当期純利益とEBITDA(イービットディーエー)は何が違うのか

ここまで何度か「利益」という言葉でEBITDAを説明してきましたが、私達が日常的に使っている利益という言葉は、一般的には「当期純利益」を指します。実は当期純利益とEBITDAでは意味するところが大きく異なるので、注意が必要です。

当期純利益は、税金やもろもろの費用を差し引いて、今期はどれくらいの利益が出たのかを表しています。当期純利益は国内企業のキャッシュフローを表す上でこの上ない指標ですが、海外の企業では、税率も減価償却の手法も異なるため、当期純利益だけでは一概に収益力を測れません。

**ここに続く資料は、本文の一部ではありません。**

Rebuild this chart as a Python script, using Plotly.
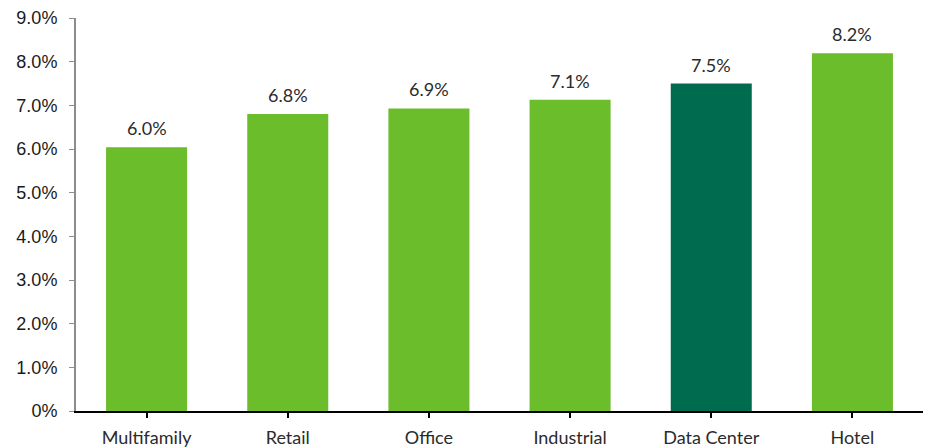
import plotly.graph_objects as go

categories = ["Multifamily", "Retail", "Office", "Industrial", "Data Center", "Hotel"]
values = [6.04, 6.80, 6.93, 7.13, 7.50, 8.19]
labels = ["6.0%", "6.8%", "6.9%", "7.1%", "7.5%", "8.2%"]
bar_colors = ["#6BBD2B", "#6BBD2B", "#6BBD2B", "#6BBD2B", "#006B4E", "#6BBD2B"]
ytick_vals = [0, 1, 2, 3, 4, 5, 6, 7, 8, 9]
ytick_text = ["0%", "1.0%", "2.0%", "3.0%", "4.0%", "5.0%", "6.0%", "7.0%", "8.0%", "9.0%"]

label_font = dict(family="Lato, DejaVu Sans", size=18, color="#2b2b2b", weight=400)

fig = go.Figure(go.Bar(
    x=categories, y=values, marker=dict(color=bar_colors, line=dict(width=0)),
))

for c, v, t in zip(categories, values, labels):
    fig.add_annotation(x=c, y=v, text=t, showarrow=False, yanchor="bottom",
                       yshift=6, font=label_font)

fig.update_layout(
    width=930, height=448,
    margin=dict(l=76, r=7, t=18, b=37, autoexpand=False),
    plot_bgcolor="white", paper_bgcolor="white",
    bargap=0.426, showlegend=False,
    xaxis=dict(showline=True, linecolor="black", linewidth=2, ticks="outside",
               ticklen=5, tickcolor="black", tickwidth=1.5, automargin=False,
               tickfont=label_font, ticklabelstandoff=4),
    yaxis=dict(range=[0, 9], tickvals=ytick_vals, ticktext=ytick_text,
               showline=True, linecolor="#8C8C8C", linewidth=2, ticks="outside",
               ticklen=5, tickcolor="#8C8C8C", showgrid=False, zeroline=False,
               automargin=False,
               tickfont=dict(family="Liberation Sans, Arial", size=18, color="#1a1a1a"),
               ticklabelstandoff=8),
)

fig.write_html("out.html")
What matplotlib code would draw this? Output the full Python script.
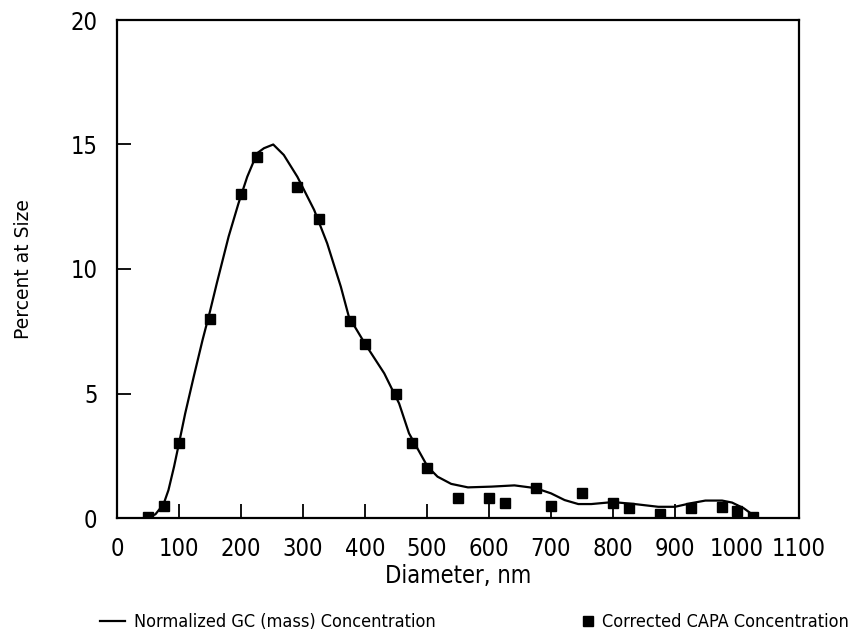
import matplotlib
matplotlib.use("Agg")
import matplotlib.pyplot as plt
from matplotlib.lines import Line2D

# Corrected CAPA concentration, percent at each diameter (nm)
capa_diam = [50, 75, 100, 150, 200, 225, 290, 325, 375, 400, 450, 475, 500,
             550, 600, 625, 675, 700, 750, 800, 825, 875, 925, 975, 1000, 1025]
capa_pct = [0.05, 0.5, 3.0, 8.0, 13.0, 14.5, 13.3, 12.0, 7.9, 7.0, 5.0, 3.0, 2.0,
            0.8, 0.8, 0.6, 1.2, 0.5, 1.0, 0.6, 0.4, 0.15, 0.4, 0.45, 0.3, 0.05]

# Normalized GC (mass) concentration curve
gc_diam = [45, 53, 62, 75, 83, 92, 100, 110, 124, 138, 150, 161, 180, 196,
           210, 226, 237, 252, 269, 291, 318, 339, 361, 374, 400, 431, 455,
           471, 501, 517, 539, 566, 604, 641, 675, 700, 722, 744, 765, 800,
           835, 873, 900, 925, 949, 976, 992, 1011, 1022, 1028]
gc_pct = [0.0, 0.05, 0.15, 0.55, 1.12, 2.06, 3.0, 4.2, 5.7, 7.15, 8.3, 9.43,
          11.3, 12.64, 13.7, 14.65, 14.85, 15.0, 14.58, 13.7, 12.37, 11.03,
          9.29, 8.08, 7.0, 5.81, 4.6, 3.4, 2.06, 1.66, 1.37, 1.23, 1.26, 1.31,
          1.2, 0.99, 0.72, 0.56, 0.56, 0.64, 0.56, 0.45, 0.45, 0.59, 0.7, 0.7,
          0.62, 0.39, 0.19, 0.0]

x_ticks = list(range(0, 1101, 100))
y_ticks = [0, 5, 10, 15, 20]

plt.rcParams["font.family"] = ["DejaVu Sans"]
plt.rcParams["font.stretch"] = "condensed"

fig = plt.figure(figsize=(8.49, 6.35), dpi=100)
ax = fig.add_axes([117 / 849, 1 - 518 / 635, 682 / 849, 498 / 635])

ax.plot(gc_diam, gc_pct, color="black", lw=1.6)
ax.plot(capa_diam, capa_pct, "s", color="black", ms=7.8, ls="none")

ax.set_xlim(0, 1100)
ax.set_ylim(0, 20)
ax.set_xticks(x_ticks)
ax.set_yticks(y_ticks)
ax.tick_params(direction="in", length=10, width=1.3, labelsize=17, pad=14)
for s in ax.spines.values():
    s.set_linewidth(1.6)

ax.set_xlabel("Diameter, nm", fontsize=17, labelpad=2)
ax.set_ylabel("Percent at Size", fontsize=13.5, fontstretch="normal")
ax.yaxis.set_label_coords(-0.123, 0.5)

line_h = Line2D([], [], color="black", lw=1.6)
sq_h = Line2D([], [], color="black", marker="s", ls="none", ms=7.5)
fig.legend([line_h], ["Normalized GC (mass) Concentration"],
           loc="center left", bbox_to_anchor=(100 / 849, 1 - 622 / 635),
           frameon=False, fontsize=13, handlelength=1.4, handletextpad=0.5,
           borderpad=0, borderaxespad=0)
fig.legend([sq_h], ["Corrected CAPA Concentration"],
           loc="center right", bbox_to_anchor=(849 / 849, 1 - 622 / 635),
           frameon=False, fontsize=13, handlelength=0.6, handletextpad=0.5,
           borderpad=0, borderaxespad=0)

fig.savefig("out.png", dpi=100)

そこで登場するのがEBITDAです。EBITDAは当期純利益とは異なり「税引前の利益」に「支払利息」や「減価償却費を加算」して算出する利益額です。つまり、異なる税率、減価償却方法に従っている企業に対しても、なるべく違いが生じないようにしながらキャッシュフローの算定ができます。

EBITDA(イービットディーエー)の特徴

EBITDAの特徴は「支払利息」「税金」「減価償却費」を利益に加算して計算する点にあります。その理由は、先述したように、税率の異なる他国の企業の収益力を推し量るためです。

ある程度はキャッシュベースでの収益力を算出できますが、あくまで目安に留めておくことが大切です。例えば、一概に「減価償却費」とみなしてしまうため、その固定資産を保有している理由や設備投資の意味までは把握できません。

EBITDAの数字だけを見るのではなく、ざっくりとした収益力を把握するための指標としてEBITDAを活用し、成長しているようであればその理由を個別に分析していく、という形であれば、より詳しく企業の実態に迫れるでしょう。

##EBIT(イービット)とEBITDA(イービットディーエー)の違い

ところで、先ほど紹介したEBITについては覚えていただけていますか?
もう一度、おさらいしてみましょう。

EBIT(Earnings Before Interest Taxes)は、「金利税引前利益」を意味しており、支払利息や税金を差し引く前の利益を表します。

D(Depreciation)は「減価償却」を意味しており、有形の固定資産にかかる減価償却費のことを表しています。

A(And Amortization)は「無形固定資産の減価償却」を表し、のれんに代表されるような無形固定資産の減価償却費もプラスすることを意味しています。

実はEBITだけでも企業の価値を算定する指標として機能します。単純に、生じた利益から金利や税金を差し引かずにプラスするのがEBITです。EBITDAはEBITに有形・無形固定資産にかかる減価償却費を加えたもの、という違いがあります。

基本的にはEBITDAを用いて企業分析を行いますが、立ち上げから間もないベンチャー企業を分析する場合はEBITを採用するケースがあります。創業後は借り入れが多くなりやすいので、支払利息が利益を圧迫してしまいます。つまり、当期純利益だけでは企業の本当の価値を算定できないのです。

一方のEBITDAは減価償却費もプラスする指標なので、設備投資が多く、固定資産を数多く保有している企業に適用されやすいと言えます。

基本的にEBITDAとの違いは「減価償却費を加えるか否か」という点だけですが、その違いによってEBITとEBITDAは使い分けられている、と考えられます。